# Information shown

____________

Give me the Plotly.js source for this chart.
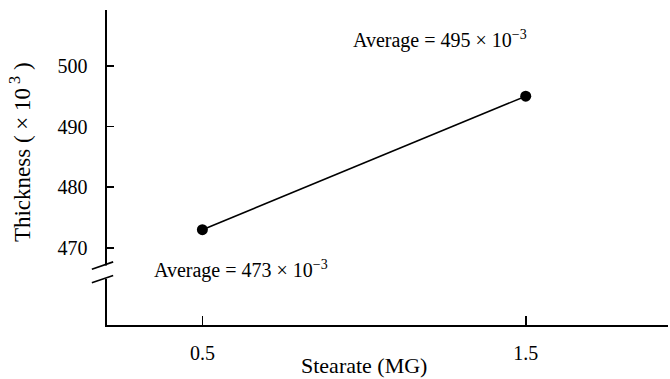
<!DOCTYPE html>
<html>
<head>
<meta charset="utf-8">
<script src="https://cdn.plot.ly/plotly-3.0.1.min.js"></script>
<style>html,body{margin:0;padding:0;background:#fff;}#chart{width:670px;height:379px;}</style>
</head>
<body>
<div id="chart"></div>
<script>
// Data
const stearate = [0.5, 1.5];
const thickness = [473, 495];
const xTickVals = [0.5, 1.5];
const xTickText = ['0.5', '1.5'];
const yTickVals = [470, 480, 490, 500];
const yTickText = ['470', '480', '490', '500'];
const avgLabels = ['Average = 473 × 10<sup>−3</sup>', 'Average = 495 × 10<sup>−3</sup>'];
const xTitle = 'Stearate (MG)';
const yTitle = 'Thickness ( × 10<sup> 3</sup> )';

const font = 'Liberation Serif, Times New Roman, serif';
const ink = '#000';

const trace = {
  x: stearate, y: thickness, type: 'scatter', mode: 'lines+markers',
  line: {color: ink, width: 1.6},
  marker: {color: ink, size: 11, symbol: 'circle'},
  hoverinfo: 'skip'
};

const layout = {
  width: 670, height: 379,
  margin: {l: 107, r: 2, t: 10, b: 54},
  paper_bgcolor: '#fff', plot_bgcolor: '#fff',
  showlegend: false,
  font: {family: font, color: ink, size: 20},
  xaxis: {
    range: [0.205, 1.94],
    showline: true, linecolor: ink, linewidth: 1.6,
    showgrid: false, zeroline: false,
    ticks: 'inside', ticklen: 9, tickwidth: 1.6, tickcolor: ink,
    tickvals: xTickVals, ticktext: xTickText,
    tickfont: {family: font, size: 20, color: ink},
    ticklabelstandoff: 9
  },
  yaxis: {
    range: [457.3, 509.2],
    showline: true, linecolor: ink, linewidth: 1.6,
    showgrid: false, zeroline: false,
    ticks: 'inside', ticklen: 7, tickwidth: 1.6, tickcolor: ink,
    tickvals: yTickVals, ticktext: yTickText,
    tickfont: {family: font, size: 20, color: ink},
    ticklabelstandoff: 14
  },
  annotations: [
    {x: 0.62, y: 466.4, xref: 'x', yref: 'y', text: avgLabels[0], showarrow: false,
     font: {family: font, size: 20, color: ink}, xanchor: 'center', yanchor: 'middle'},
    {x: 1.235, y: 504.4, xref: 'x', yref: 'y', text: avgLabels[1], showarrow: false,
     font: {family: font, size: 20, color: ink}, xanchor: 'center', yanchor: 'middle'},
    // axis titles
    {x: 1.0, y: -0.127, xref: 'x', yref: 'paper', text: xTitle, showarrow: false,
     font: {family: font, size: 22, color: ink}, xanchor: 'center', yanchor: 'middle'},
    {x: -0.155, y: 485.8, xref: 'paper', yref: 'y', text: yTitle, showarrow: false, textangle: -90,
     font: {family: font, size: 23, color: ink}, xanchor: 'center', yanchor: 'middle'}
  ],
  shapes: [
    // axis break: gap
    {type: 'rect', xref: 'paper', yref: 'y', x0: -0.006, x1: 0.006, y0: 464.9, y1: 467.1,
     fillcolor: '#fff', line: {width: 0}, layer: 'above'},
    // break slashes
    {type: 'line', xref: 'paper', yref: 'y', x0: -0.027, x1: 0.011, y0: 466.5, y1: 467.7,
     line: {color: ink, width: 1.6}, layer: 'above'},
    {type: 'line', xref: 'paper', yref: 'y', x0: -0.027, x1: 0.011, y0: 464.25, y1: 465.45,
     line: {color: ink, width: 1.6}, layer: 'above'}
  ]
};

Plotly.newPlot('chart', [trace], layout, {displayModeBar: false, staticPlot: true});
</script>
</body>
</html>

____________

Set out every line from the material that contains the string "chart".

# The reply
Give me the Plotly.js source for this chart.
<style>html,body{margin:0;padding:0;background:#fff;}#chart{width:670px;height:379px;}</style>
<div id="chart"></div>
Plotly.newPlot('chart', [trace], layout, {displayModeBar: false, staticPlot: true});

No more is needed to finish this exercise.